Syrian war documentary wins top Venice prizes

A film that follows two friends through four nightmarish years of the Syrian civil war has lifted some of the top prizes at the Venice film festival, which ends Saturday.

Syrian war documentary wins top Venice prizes
The Venice film festival ends on Saturday. Photo: Filippo MONTEFORTE / AFP
“Still Recording”, a documentary by Ghiath Ayoub and Saeed Al Batal, records what happened to two idealistic art students after they were swept up in the fervour of the Syrian revolution. It picked up two awards at Venice Critics' Week.
 
Friends Saeed and Milad leave Damascus and go to Douma in 2011, a suburb under rebel control, to set up a radio station and recording studio. There they struggle to keep a flicker of hope and creativity alive as they endure fighting, siege and famine.
 
Ayoub and Al Batal, who shot 500 hours of footage, told AFP that with so little reporting coming out of Syria it was important to bear witness.
 
“We started doing this because there wasn't, and still isn't, an efficient working media in Syria because it's not allowed to enter and if it is, it's under the control of the regime,” said Al Batal.
 
“Art is nothing if it is not resistance, even if there isn't revolution… it is resistance against a huge amount of emotions you have got inside you.

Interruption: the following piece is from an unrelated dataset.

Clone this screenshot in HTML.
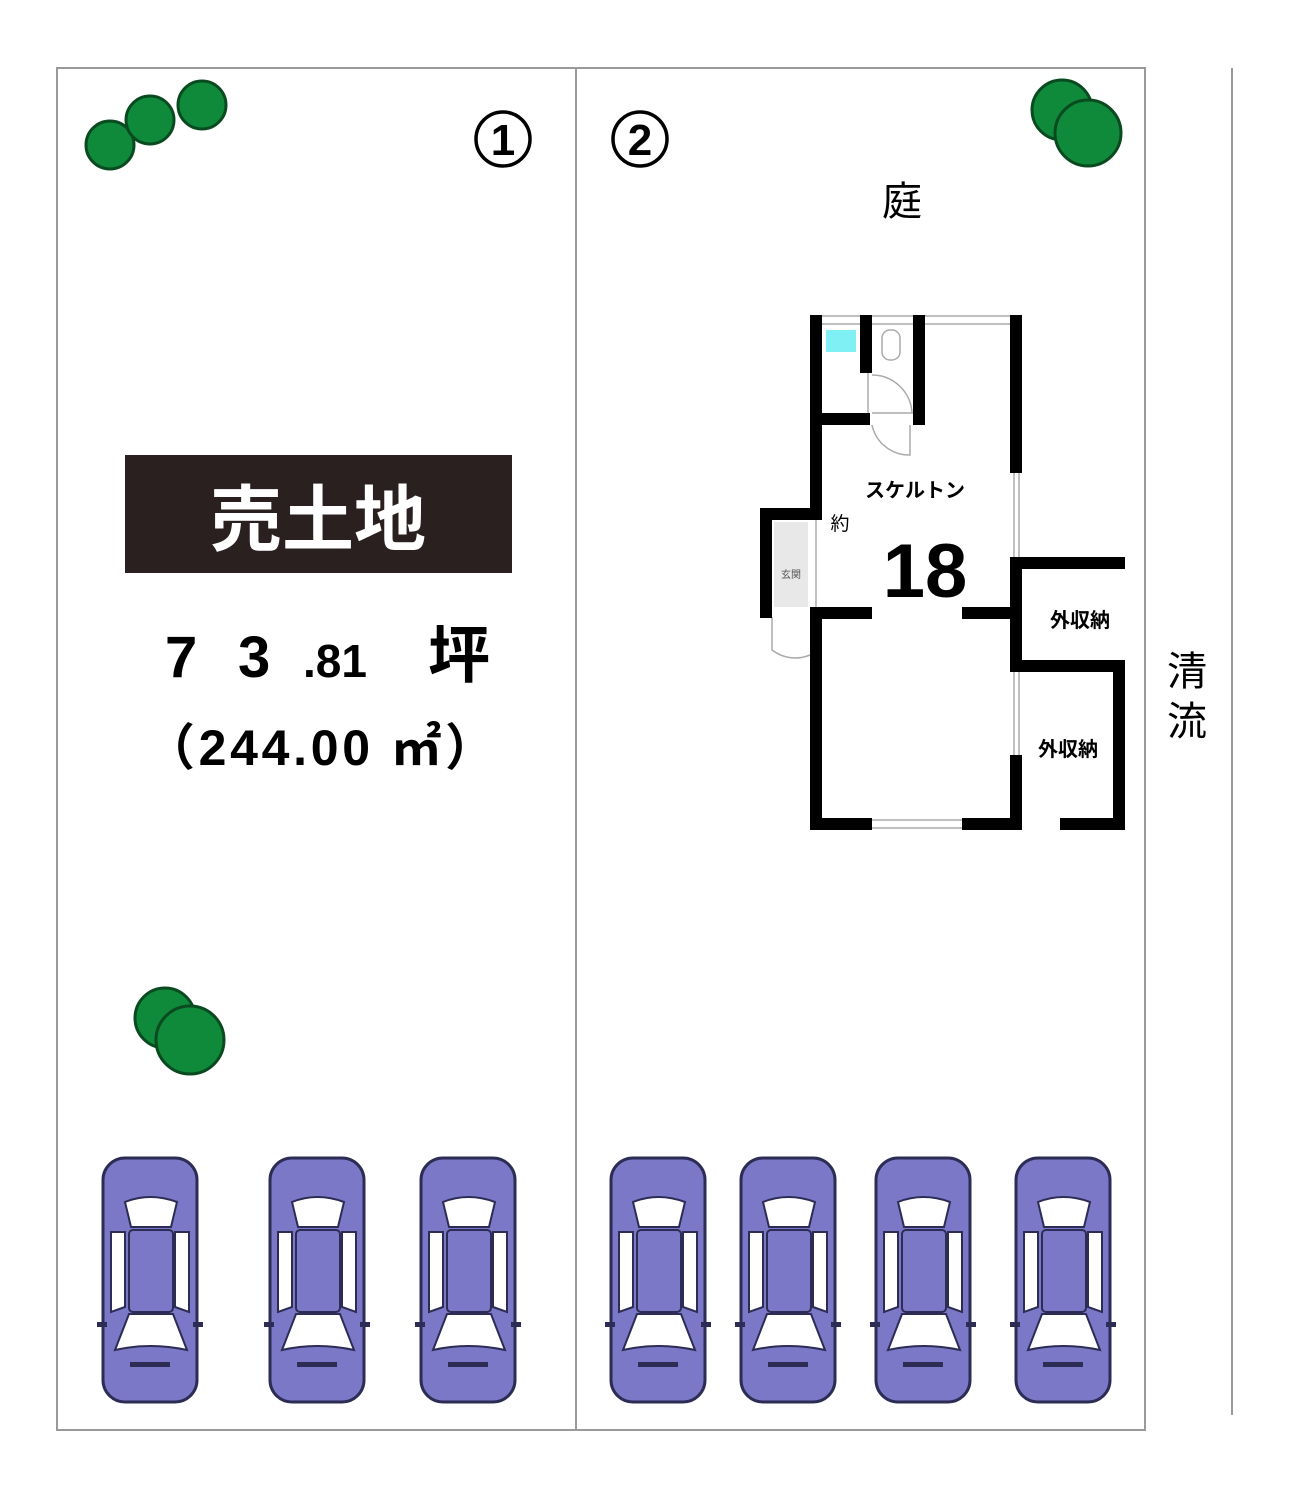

Emotions need to come out and expressing them through art can do that.”
 
The win comes as the Syrian regime and its Russian allies are preparing to launch an assault on Idlib, the northern province that is the last major stronghold of the rebel and jihadist groups which have been trying to overthrow Bashar al-Assad for the past seven years.
 
Al Batal said the situation in Syria “is more dangerous than ever now” because the Russian military are more ruthless than Assad's badly trained soldiers.
 
“They know where to hit, and how to hit hard,” said Al Batal, who said the “media army behind them” was the same.